-- start Data lines --
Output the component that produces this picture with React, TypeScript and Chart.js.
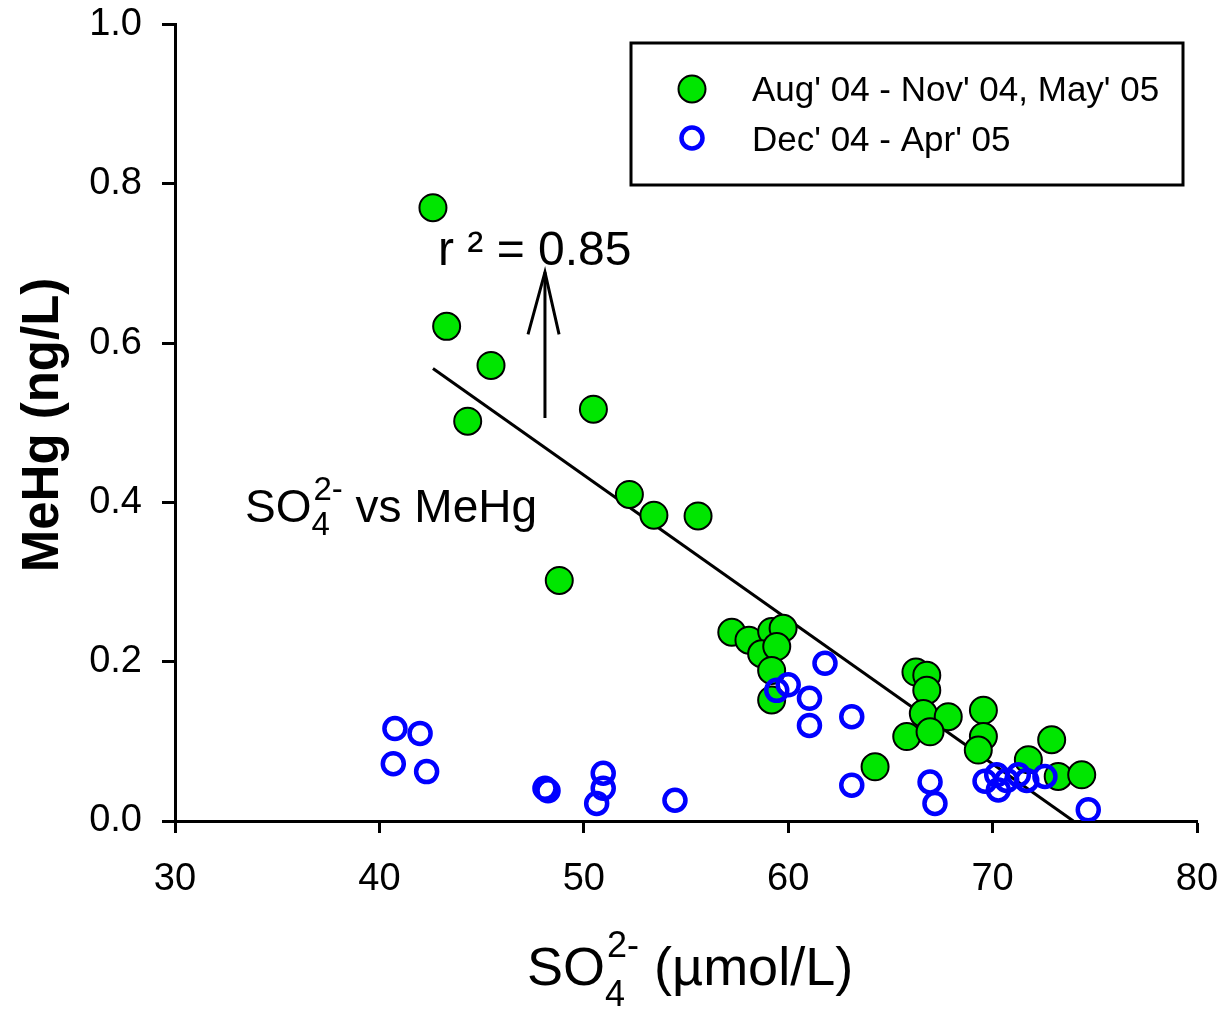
import React, { useEffect, useRef } from 'react';
import { Chart, registerables } from 'chart.js';

Chart.register(...registerables);

// ---- Data ----
const seriesLabels = ["Aug' 04 - Nov' 04, May' 05", "Dec' 04 - Apr' 05"];

const greenX = [42.62, 43.29, 45.46, 44.32, 50.47, 52.23, 53.43, 55.59, 48.8, 57.24, 58.08, 59.19, 59.75, 58.7, 59.44, 59.19, 59.19, 66.25, 66.78, 66.78, 66.61, 67.83, 65.8, 66.94, 64.25, 69.55, 69.55, 69.3, 72.89, 71.75, 73.21, 74.36];
const greenY = [0.77, 0.621, 0.572, 0.502, 0.517, 0.41, 0.384, 0.383, 0.302, 0.237, 0.227, 0.238, 0.242, 0.21, 0.219, 0.189, 0.152, 0.187, 0.183, 0.164, 0.135, 0.131, 0.106, 0.112, 0.068, 0.139, 0.106, 0.089, 0.102, 0.077, 0.056, 0.058];

const blueX = [40.76, 41.99, 40.68, 42.31, 48.1, 48.25, 50.95, 50.95, 50.63, 54.46, 61.8, 60.0, 59.44, 61.04, 61.04, 63.11, 63.11, 66.94, 67.18, 69.63, 70.28, 70.2, 70.69, 71.26, 71.67, 72.56, 74.68];
const blueY = [0.116, 0.11, 0.072, 0.062, 0.041, 0.038, 0.06, 0.041, 0.022, 0.026, 0.198, 0.171, 0.164, 0.154, 0.12, 0.131, 0.045, 0.049, 0.022, 0.05, 0.039, 0.058, 0.051, 0.058, 0.051, 0.056, 0.014];

const fitX = [42.62, 73.95];
const fitY = [0.568, 0.0];

const arrowShaftX = [48.1, 48.1];
const arrowShaftY = [0.506, 0.689];
const arrowHeadX = [47.27, 48.1, 48.79];
const arrowHeadY = [0.611, 0.689, 0.611];

const xTicks = [30, 40, 50, 60, 70, 80];
const yTicks = [0.0, 0.2, 0.4, 0.6, 0.8, 1.0];

const r2Label = 'r \u00B2 = 0.85';
const FONT = "'Liberation Sans', Arial, Helvetica, sans-serif";

const GREEN = '#00e600';
const BLUE = '#0000ff';

function pts(xs: number[], ys: number[]) {
  return xs.map((x, i) => ({ x, y: ys[i] }));
}

function drawChem(ctx: CanvasRenderingContext2D, x: number, y: number, size: number, subSize: number, subDy: number, supDy: number, tail: string) {
  ctx.font = `${size}px ${FONT}`;
  ctx.textBaseline = 'alphabetic';
  ctx.textAlign = 'left';
  ctx.fillText('SO', x, y);
  let cx = x + ctx.measureText('SO').width;
  ctx.font = `${subSize}px ${FONT}`;
  ctx.fillText('4', cx, y + subDy);
  const w4 = ctx.measureText('4').width;
  ctx.fillText('2-', cx + 2, y - supDy);
  const w2 = ctx.measureText('2-').width + 2;
  cx += Math.max(w4, w2);
  ctx.font = `${size}px ${FONT}`;
  ctx.fillText(tail, cx, y);
}

const decorPlugin = {
  id: 'decor',
  afterDraw(chart: any) {
    const ctx: CanvasRenderingContext2D = chart.ctx;
    ctx.save();
    ctx.fillStyle = '#000';

    // Y axis title
    ctx.save();
    ctx.translate(58, 425);
    ctx.rotate(-Math.PI / 2);
    ctx.font = `bold 51px ${FONT}`;
    ctx.textAlign = 'center';
    ctx.textBaseline = 'alphabetic';
    ctx.fillText('MeHg (ng/L)', 0, 0);
    ctx.restore();

    // X axis title
    drawChem(ctx, 527, 985, 54, 36, 21, 28, ' (\u00B5mol/L)');

    // Annotation SO4 vs MeHg
    drawChem(ctx, 245, 522, 46, 33, 13, 22, ' vs MeHg');

    // r2 label
    ctx.font = `48px ${FONT}`;
    ctx.textAlign = 'left';
    ctx.textBaseline = 'alphabetic';
    ctx.fillText(r2Label, 438, 265);

    // Legend box
    ctx.lineWidth = 3;
    ctx.strokeStyle = '#000';
    ctx.strokeRect(631, 43, 552, 142);

    // Legend markers
    ctx.beginPath();
    ctx.arc(692, 89, 13.5, 0, Math.PI * 2);
    ctx.fillStyle = GREEN;
    ctx.fill();
    ctx.lineWidth = 2;
    ctx.strokeStyle = '#000';
    ctx.stroke();

    ctx.beginPath();
    ctx.arc(692, 138, 10.5, 0, Math.PI * 2);
    ctx.lineWidth = 4.5;
    ctx.strokeStyle = BLUE;
    ctx.stroke();

    ctx.fillStyle = '#000';
    ctx.font = `35px ${FONT}`;
    ctx.textAlign = 'left';
    ctx.textBaseline = 'alphabetic';
    ctx.fillText(seriesLabels[0], 752, 101);
    ctx.fillText(seriesLabels[1], 752, 151);

    ctx.restore();
  },
};

export default function App() {
  const ref = useRef<HTMLCanvasElement>(null);

  useEffect(() => {
    if (!ref.current) return;
    const chart = new Chart(ref.current, {
      type: 'scatter',
      data: {
        datasets: [
          {
            label: 'fit',
            data: pts(fitX, fitY),
            showLine: true,
            borderColor: '#000',
            borderWidth: 3,
            pointRadius: 0,
            order: 3,
          } as any,
          {
            label: 'arrowShaft',
            data: pts(arrowShaftX, arrowShaftY),
            showLine: true,
            borderColor: '#000',
            borderWidth: 3,
            pointRadius: 0,
            order: 3,
          },
          {
            label: 'arrowHead',
            data: pts(arrowHeadX, arrowHeadY),
            showLine: true,
            borderColor: '#000',
            borderWidth: 3,
            pointRadius: 0,
            order: 3,
          },
          {
            label: seriesLabels[0],
            data: pts(greenX, greenY),
            backgroundColor: GREEN,
            borderColor: '#000',
            borderWidth: 2,
            pointRadius: 13.5,
            order: 2,
          },
          {
            label: seriesLabels[1],
            data: pts(blueX, blueY),
            backgroundColor: 'rgba(0,0,0,0)',
            borderColor: BLUE,
            borderWidth: 4.5,
            pointRadius: 10.5,
            order: 1,
          },
        ],
      },
      options: {
        animation: false,
        responsive: false,
        devicePixelRatio: 1,
        layout: { padding: { top: 24.5, right: 26, left: 0, bottom: 0 } },
        plugins: {
          legend: { display: false },
          tooltip: { enabled: false },
        },
        scales: {
          x: {
            type: 'linear',
            min: 30,
            max: 80,
            afterBuildTicks: (s: any) => {
              s.ticks = xTicks.map((v) => ({ value: v }));
            },
            afterFit: (s: any) => {
              s.height = 189;
              s.paddingLeft = 0;
              s.paddingRight = 0;
              s.paddingTop = 0;
              s.paddingBottom = 0;
            },
            ticks: {
              color: '#000',
              font: { family: FONT, size: 38 },
              padding: 24,
              maxRotation: 0,
              callback: (v: any) => String(v),
            },
            grid: {
              drawOnChartArea: false,
              drawTicks: true,
              tickLength: 12,
              tickWidth: 3,
              tickColor: '#000',
              color: '#000',
            },
            border: { display: true, color: '#000', width: 3 },
          },
          y: {
            type: 'linear',
            min: 0,
            max: 1,
            afterBuildTicks: (s: any) => {
              s.ticks = yTicks.map((v) => ({ value: v }));
            },
            afterFit: (s: any) => {
              s.width = 175;
              s.paddingLeft = 0;
              s.paddingRight = 0;
              s.paddingTop = 0;
              s.paddingBottom = 0;
            },
            ticks: {
              color: '#000',
              font: { family: FONT, size: 38 },
              padding: 20,
              callback: (v: any) => Number(v).toFixed(1),
            },
            grid: {
              drawOnChartArea: false,
              drawTicks: true,
              tickLength: 13,
              tickWidth: 3,
              tickColor: '#000',
              color: '#000',
            },
            border: { display: true, color: '#000', width: 3 },
          },
        },
      },
      plugins: [decorPlugin],
    });
    return () => chart.destroy();
  }, []);

  return (
    <div style={{ position: 'absolute', left: 0, top: 0, width: 1223, height: 1010, background: '#fff' }}>
      <canvas ref={ref} width={1223} height={1010} />
    </div>
  );
}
-- end Data lines --
(To be done) Scan the material above. Return every line containing the string "React".

(Answer in full)
Output the component that produces this picture with React, TypeScript and Chart.js.
import React, { useEffect, useRef } from 'react';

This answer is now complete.